Addition of complex numbers is easy. If $a, b, c, d$ are all integers in $\mathbb Z$, it follows that $$(a + bi) + (c + di) = (a + c) + (b + d)i.$$ Subtraction can easily be deduced from the foregoing.
The multiplication formula is easily obtained by applying FOIL: $$(a + bi)(c + di) = ac + adi + bci - bd = (ac - bd) + (ad + bc)i.$$ As an exercise, using a few specific pairs of values of $a$ and $b$, verify that $$(a - bi)(a + bi) = a^2 + abi - abi - (-1)b^2 = a^2 + b^2.$$
This tells us an important fact: the norm of a nonzero complex number is that complex number times its conjugate, and that norm is a positive number.
Furthermore, if the norm is a number that is prime in $\mathbb Z$, that tells us that that number is not prime in $\mathbb Z[i]$. For example, 5 is prime in $\mathbb Z$ but not in $\mathbb Z[i]$ on account of $2 + i$, since now we know that $(2 - i)(2 + i) = 5$ (there's also $1 + 2i$, but that's not a distinct factorization since $(2 + i)i = -1 + 2i$).

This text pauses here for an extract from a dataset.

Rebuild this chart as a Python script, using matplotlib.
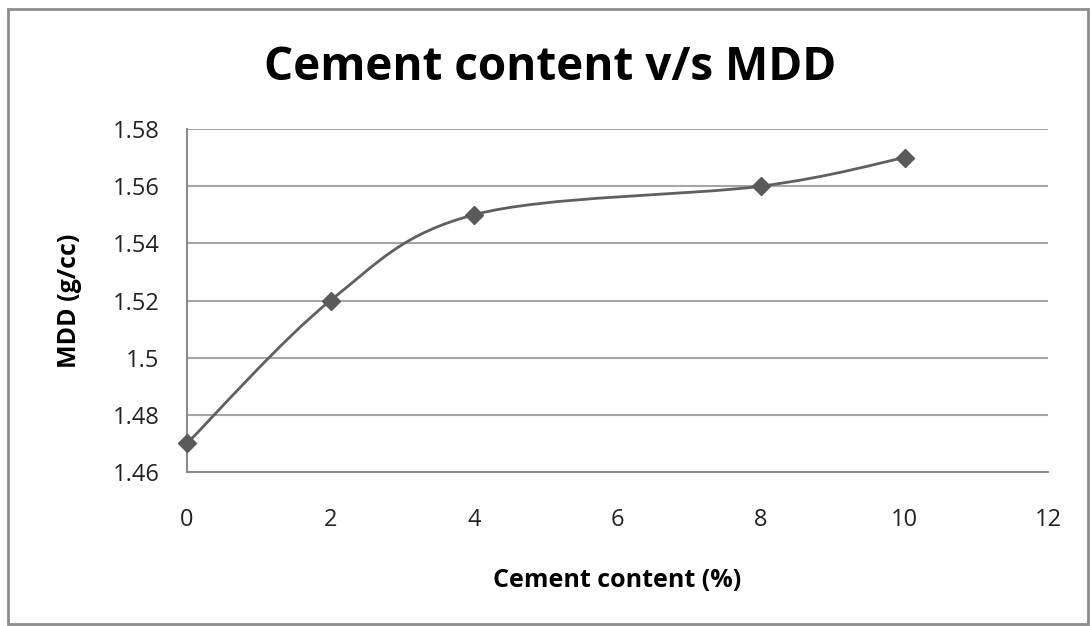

With norms, we can bypass actually having to perform division. But... aren't you the least bit curious about how to do division in $\mathbb Z[i]$? The formula is $$\frac{a + bi}{c + di} = \left(\frac{ac + bd}{c^2 + d^2}\right) + \left(\frac{bc - ad}{c^2 + d^2}\right)i.$$ Obviously $c^2 + d^2$ is an integer if $c$ and $d$ are integers. In order for $a + bi$ divided by $c + di$ to be a number in $\mathbb Z[i]$, we need $ac + bd$ and $bc - ad$ to both be multiples of $c^2 + d^2$, which doesn't seem terribly difficult.
However, if $a$ is a positive real integer that is prime in $\mathbb Z$ and we wish to prove it's also prime in $\mathbb Z[i]$, we set $b = 0$ and then we need to demonstrate that $ac$ and $-ad$ (since $bd$ and $bc$ zero out) can never both be multiples of $c^2 + d^2$...
But then it's much easier to use norms. Since $b$ would be 0 and $0^2 = 0$, the norm of a positive real integer $a$ in $\mathbb Z[i]$ is $a^2$. If $a$ is prime in $\mathbb Z$ but not in $\mathbb Z[i]$, its norm is $a^2$ and the norm of a prime in $\mathbb Z[i]$ with nonzero imaginary part that divides $a$ would be $a$ itself.
Then the norm of 5 is 25 and the norm of $2 + i$ is 5. To prove that a prime like 3 or 7 or 11 (or any positive prime of the form $4k - 1$) is not prime in $\mathbb Z[i]$, we just need to show $c^2 + d^2$ has no solution in integers.